(DATA EXCERPT):
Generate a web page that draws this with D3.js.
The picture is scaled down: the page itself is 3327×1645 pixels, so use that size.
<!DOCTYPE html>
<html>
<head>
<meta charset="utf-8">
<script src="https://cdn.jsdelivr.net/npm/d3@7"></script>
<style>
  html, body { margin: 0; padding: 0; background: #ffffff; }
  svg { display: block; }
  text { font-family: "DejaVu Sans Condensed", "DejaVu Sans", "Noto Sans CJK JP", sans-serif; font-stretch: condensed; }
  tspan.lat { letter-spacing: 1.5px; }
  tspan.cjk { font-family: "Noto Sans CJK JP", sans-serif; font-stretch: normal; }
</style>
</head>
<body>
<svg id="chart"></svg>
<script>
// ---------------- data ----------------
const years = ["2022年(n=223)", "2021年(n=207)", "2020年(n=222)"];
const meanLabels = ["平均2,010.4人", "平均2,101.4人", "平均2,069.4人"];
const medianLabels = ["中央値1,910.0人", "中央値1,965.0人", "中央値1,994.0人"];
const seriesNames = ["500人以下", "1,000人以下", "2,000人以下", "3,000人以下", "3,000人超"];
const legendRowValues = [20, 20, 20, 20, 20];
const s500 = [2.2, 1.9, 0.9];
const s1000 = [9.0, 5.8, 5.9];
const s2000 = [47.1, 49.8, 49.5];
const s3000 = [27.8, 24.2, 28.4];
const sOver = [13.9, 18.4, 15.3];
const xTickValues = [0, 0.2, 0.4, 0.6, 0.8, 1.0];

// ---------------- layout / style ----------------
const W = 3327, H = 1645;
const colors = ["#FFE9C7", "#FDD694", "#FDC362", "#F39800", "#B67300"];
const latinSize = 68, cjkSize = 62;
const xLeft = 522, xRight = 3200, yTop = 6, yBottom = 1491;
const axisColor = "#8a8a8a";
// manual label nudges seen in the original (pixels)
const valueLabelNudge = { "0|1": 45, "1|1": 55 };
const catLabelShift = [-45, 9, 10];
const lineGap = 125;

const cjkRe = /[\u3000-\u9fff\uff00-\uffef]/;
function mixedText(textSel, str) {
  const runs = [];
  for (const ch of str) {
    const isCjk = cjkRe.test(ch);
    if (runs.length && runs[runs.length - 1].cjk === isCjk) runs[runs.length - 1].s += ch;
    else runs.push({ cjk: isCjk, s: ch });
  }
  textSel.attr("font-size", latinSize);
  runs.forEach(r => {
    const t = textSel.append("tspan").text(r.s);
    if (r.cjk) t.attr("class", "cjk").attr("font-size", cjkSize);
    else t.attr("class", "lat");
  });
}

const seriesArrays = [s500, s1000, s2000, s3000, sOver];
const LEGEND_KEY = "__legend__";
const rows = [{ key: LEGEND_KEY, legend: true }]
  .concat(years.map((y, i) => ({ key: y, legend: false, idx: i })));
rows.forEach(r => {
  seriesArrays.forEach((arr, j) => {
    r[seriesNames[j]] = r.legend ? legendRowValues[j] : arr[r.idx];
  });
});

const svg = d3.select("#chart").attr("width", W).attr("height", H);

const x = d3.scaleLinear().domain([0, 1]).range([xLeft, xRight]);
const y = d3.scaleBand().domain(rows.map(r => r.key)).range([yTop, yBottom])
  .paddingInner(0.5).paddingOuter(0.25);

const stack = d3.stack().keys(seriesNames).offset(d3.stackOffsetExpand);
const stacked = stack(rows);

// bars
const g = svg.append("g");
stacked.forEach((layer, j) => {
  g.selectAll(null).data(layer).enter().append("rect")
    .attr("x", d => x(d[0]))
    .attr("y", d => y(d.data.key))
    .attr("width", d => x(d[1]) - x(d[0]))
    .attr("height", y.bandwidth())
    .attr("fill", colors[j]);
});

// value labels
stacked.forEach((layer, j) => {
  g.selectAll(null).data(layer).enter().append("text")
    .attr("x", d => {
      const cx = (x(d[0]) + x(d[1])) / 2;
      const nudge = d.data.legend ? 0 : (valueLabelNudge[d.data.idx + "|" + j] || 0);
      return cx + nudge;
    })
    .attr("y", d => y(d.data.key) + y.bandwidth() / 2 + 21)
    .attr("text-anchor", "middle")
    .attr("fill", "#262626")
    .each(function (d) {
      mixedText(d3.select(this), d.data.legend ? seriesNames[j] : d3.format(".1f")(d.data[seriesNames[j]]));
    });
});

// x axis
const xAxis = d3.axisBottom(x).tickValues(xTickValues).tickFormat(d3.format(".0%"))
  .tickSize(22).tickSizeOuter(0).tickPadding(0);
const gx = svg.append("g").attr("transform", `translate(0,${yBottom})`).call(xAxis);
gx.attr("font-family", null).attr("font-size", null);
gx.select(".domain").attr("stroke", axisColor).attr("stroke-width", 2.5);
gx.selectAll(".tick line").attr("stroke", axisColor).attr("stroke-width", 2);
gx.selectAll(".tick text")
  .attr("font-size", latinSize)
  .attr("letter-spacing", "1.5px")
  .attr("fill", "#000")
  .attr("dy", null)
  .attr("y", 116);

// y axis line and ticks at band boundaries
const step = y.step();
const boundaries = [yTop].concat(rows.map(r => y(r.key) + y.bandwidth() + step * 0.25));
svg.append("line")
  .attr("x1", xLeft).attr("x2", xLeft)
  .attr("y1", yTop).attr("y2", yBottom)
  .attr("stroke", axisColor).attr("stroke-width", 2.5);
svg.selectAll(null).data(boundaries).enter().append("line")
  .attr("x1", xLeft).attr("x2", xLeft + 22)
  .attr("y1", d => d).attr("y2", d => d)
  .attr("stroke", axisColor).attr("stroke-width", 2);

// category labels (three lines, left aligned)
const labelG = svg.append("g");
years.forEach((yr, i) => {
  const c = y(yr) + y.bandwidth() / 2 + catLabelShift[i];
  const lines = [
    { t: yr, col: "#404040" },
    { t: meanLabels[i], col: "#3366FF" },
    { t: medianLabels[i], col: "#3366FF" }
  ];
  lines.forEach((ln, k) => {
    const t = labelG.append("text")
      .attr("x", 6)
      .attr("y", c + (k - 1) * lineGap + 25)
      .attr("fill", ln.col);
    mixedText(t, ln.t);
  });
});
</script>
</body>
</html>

(SHORT TASK): Select from the material above each line in which the string "pixels" appears, and list those lines.

(RESULT FOR THIS EXERCISE):
The picture is scaled down: the page itself is 3327×1645 pixels, so use that size.
// manual label nudges seen in the original (pixels)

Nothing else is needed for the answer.